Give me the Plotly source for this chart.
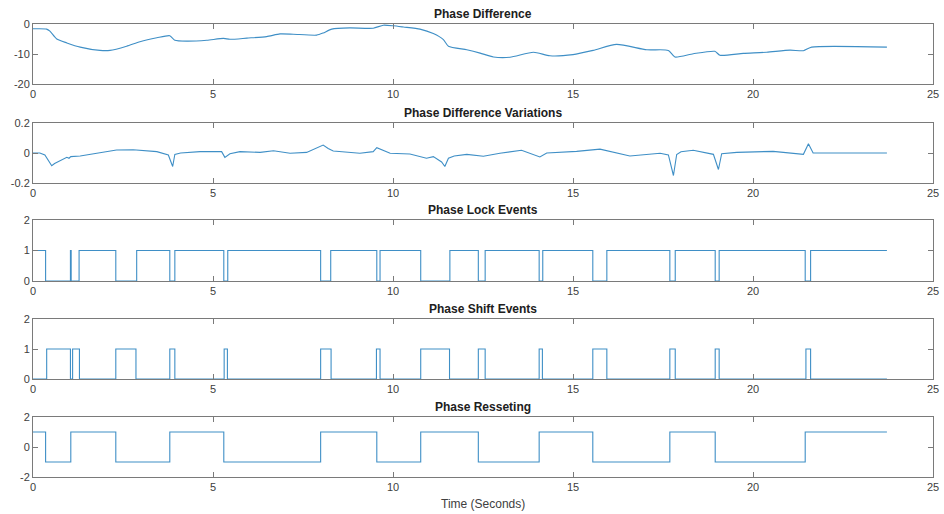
import plotly.graph_objects as go

# ---------------- data ----------------
pd_t = [0.0, 0.38, 0.47, 0.66, 0.94, 1.31, 1.86, 2.14, 2.6, 2.97, 3.44, 3.8, 3.94, 4.27, 4.83,
        5.29, 5.47, 5.94, 6.49, 6.86, 7.23, 7.88, 8.06, 8.3, 8.8, 9.45, 9.73, 10.01, 10.29,
        10.75, 11.12, 11.4, 11.54, 12.05, 12.42, 12.79, 13.25, 13.9, 14.36, 15.0, 15.56,
        16.21, 17.05, 17.65, 17.83, 18.34, 18.94, 19.08, 19.73, 20.38, 21.03, 21.4, 21.63, 23.72]
pd_v = [-1.6, -1.7, -2.4, -5.0, -6.3, -7.7, -8.8, -8.8, -7.4, -5.9, -4.6, -3.9, -5.4, -5.7, -5.4,
        -4.8, -5.1, -4.7, -4.2, -3.3, -3.4, -3.7, -3.0, -1.7, -1.3, -1.4, -0.4, -0.6, -1.0,
        -1.7, -3.2, -5.2, -7.4, -8.6, -9.7, -11.0, -11.1, -9.4, -10.6, -10.2, -8.8,
        -6.8, -8.6, -8.8, -11.0, -9.9, -9.1, -10.4, -9.8, -9.4, -8.7, -8.9, -7.7, -7.7]

pdv_t = [0.0, 0.19, 0.33, 0.45, 0.52, 0.6, 0.7, 0.94, 1.0, 1.05, 1.31, 1.86, 2.32, 2.78, 3.44,
         3.76, 3.88, 3.94, 4.1, 4.64, 5.24, 5.33, 5.47, 5.75, 6.31, 6.68, 7.14, 7.6, 7.88, 8.06,
         8.2, 8.34, 9.08, 9.45, 9.55, 9.69, 9.92, 10.47, 10.93, 11.12, 11.35, 11.44, 11.54,
         11.7, 12.05, 12.51, 12.97, 13.57, 14.08, 14.27, 15.1, 15.75, 16.58, 17.42, 17.65,
         17.79, 17.88, 18.0, 18.34, 18.9, 19.04, 19.13, 19.55, 20.56, 21.4, 21.54, 21.67, 23.72]
pdv_v = [0.0, 0.0, -0.013, -0.06, -0.085, -0.07, -0.057, -0.029, -0.035, -0.024, -0.02, 0.0,
         0.02, 0.022, 0.009, -0.013, -0.09, -0.01, 0.0, 0.009, 0.009, -0.029, -0.005, 0.009,
         0.004, 0.015, -0.002, 0.004, 0.031, 0.053, 0.03, 0.013, -0.002, 0.009, 0.035, 0.02,
         -0.002, -0.007, -0.035, -0.024, -0.06, -0.09, -0.035, -0.02, -0.009, -0.022, -0.002,
         0.018, -0.026, 0.0, 0.011, 0.026, -0.02, -0.002, -0.013, -0.15, -0.01, 0.008, 0.018,
         -0.009, -0.11, -0.005, 0.004, 0.011, -0.009, 0.062, 0.0, 0.0]

lock_t = [0, 0.35, 1.04, 1.06, 1.28, 2.3, 2.88, 3.8, 3.94, 5.3, 5.41, 7.99, 8.27, 9.55, 9.64,
          10.77, 11.58, 12.37, 12.56, 14.06, 14.16, 15.55, 15.94, 17.69, 17.84, 18.95, 19.06,
          21.45, 21.6, 23.72]
lock_v = [1, 0, 1, 0, 1, 0, 1, 0, 1, 0, 1, 0, 1, 0, 1, 0, 1, 0, 1, 0, 1, 0, 1, 0, 1, 0, 1, 0, 1, 1]

shift_t = [0, 0.38, 1.04, 1.1, 1.29, 2.3, 2.86, 3.8, 3.94, 5.31, 5.4, 7.99, 8.28, 9.54, 9.64,
           10.77, 11.57, 12.37, 12.56, 14.06, 14.15, 15.55, 15.94, 17.69, 17.84, 18.95, 19.06,
           21.47, 21.6, 23.72]
shift_v = [0, 1, 0, 1, 0, 1, 0, 1, 0, 1, 0, 1, 0, 1, 0, 1, 0, 1, 0, 1, 0, 1, 0, 1, 0, 1, 0, 1, 0, 0]

reset_t = [0, 0.35, 1.05, 2.3, 3.8, 5.3, 7.99, 9.55, 10.77, 12.37, 14.06, 15.55, 17.69, 18.95,
           21.45, 23.72]
reset_v = [1, -1, 1, -1, 1, -1, 1, -1, 1, -1, 1, -1, 1, -1, 1, 1]

titles = ["Phase Difference", "Phase Difference Variations", "Phase Lock Events",
          "Phase Shift Events", "Phase Resseting"]
y_ranges = [[-20, 0], [-0.2, 0.2], [0, 2], [0, 2], [-2, 2]]
y_ticks = [[-20, -10, 0], [-0.2, 0, 0.2], [0, 1, 2], [0, 1, 2], [-2, 0, 2]]
y_ticktext = [["-20", "-10", "0"], ["-0.2", "0", "0.2"], ["0", "1", "2"], ["0", "1", "2"],
              ["-2", "0", "2"]]
x_ticks = [0, 5, 10, 15, 20, 25]
x_label = "Time (Seconds)"

# ---------------- figure ----------------
W, H = 944, 514
mt, mb = 24, 37
ph = H - mt - mb
pix_tops = [24, 123, 220, 319, 417]
pix_bots = [84, 183, 281, 379, 477]
domains = [[(H - mb - b) / ph, (H - mb - t) / ph] for t, b in zip(pix_tops, pix_bots)]

line_color = "#3f8fc6"
axis_color = "#7a7a7a"
font = "Liberation Sans, Arial, Helvetica, sans-serif"

series = [(pd_t, pd_v, "spline"), (pdv_t, pdv_v, "linear"), (lock_t, lock_v, "hv"),
          (shift_t, shift_v, "hv"), (reset_t, reset_v, "hv")]

fig = go.Figure()
layout = dict(
    width=W, height=H,
    margin=dict(l=33, r=11, t=mt, b=mb, autoexpand=False),
    paper_bgcolor="white", plot_bgcolor="white",
    showlegend=False,
    font=dict(family=font, size=11, color="#404040"),
    annotations=[],
)

for i, (tx, vy, shape) in enumerate(series):
    n = "" if i == 0 else str(i + 1)
    ln = dict(color=line_color, width=1.1, shape=shape)
    if shape == "spline":
        ln["smoothing"] = 0.6
    fig.add_trace(go.Scatter(x=tx, y=vy, mode="lines", line=ln,
                             xaxis="x" + n, yaxis="y" + n, hoverinfo="skip"))
    layout["xaxis" + n] = dict(
        domain=[0, 1], anchor="y" + n, range=[0, 25], tickvals=x_ticks, automargin=False,
        ticks="inside", ticklen=5, tickcolor=axis_color, showline=True, linecolor=axis_color,
        linewidth=1, mirror="ticks", showgrid=False, zeroline=False,
        tickfont=dict(size=11, color="#404040"), fixedrange=True,
    )
    layout["yaxis" + n] = dict(
        domain=domains[i], anchor="x" + n, range=y_ranges[i], tickvals=y_ticks[i],
        ticktext=y_ticktext[i], automargin=False,
        ticks="inside", ticklen=5, tickcolor=axis_color, showline=True, linecolor=axis_color,
        linewidth=1, mirror="ticks", showgrid=False, zeroline=False,
        tickfont=dict(size=11, color="#404040"), fixedrange=True,
    )
    layout["annotations"].append(dict(
        text="<b>" + titles[i] + "</b>", xref="paper", yref="paper", x=0.5, y=domains[i][1],
        xanchor="center", yanchor="bottom", yshift=1, showarrow=False,
        font=dict(family=font, size=12, color="#202020"),
    ))

layout["annotations"].append(dict(
    text=x_label, xref="paper", yref="paper", x=0.5, y=0, yshift=-18,
    xanchor="center", yanchor="top", showarrow=False,
    font=dict(family=font, size=12, color="#404040"),
))

fig.update_layout(**layout)
fig.write_html(
    "out.html",
    config={"displayModeBar": False},
    post_script="document.body.style.margin='0';document.body.style.overflow='hidden';",
)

▶ [EXERCISE]: Everything from the top line of the data down to and including the line with "import plotly.graph_objects as go" is to be copied, except the pictures.

▶ [FINISHED EXERCISE]:
Give me the Plotly source for this chart.
import plotly.graph_objects as go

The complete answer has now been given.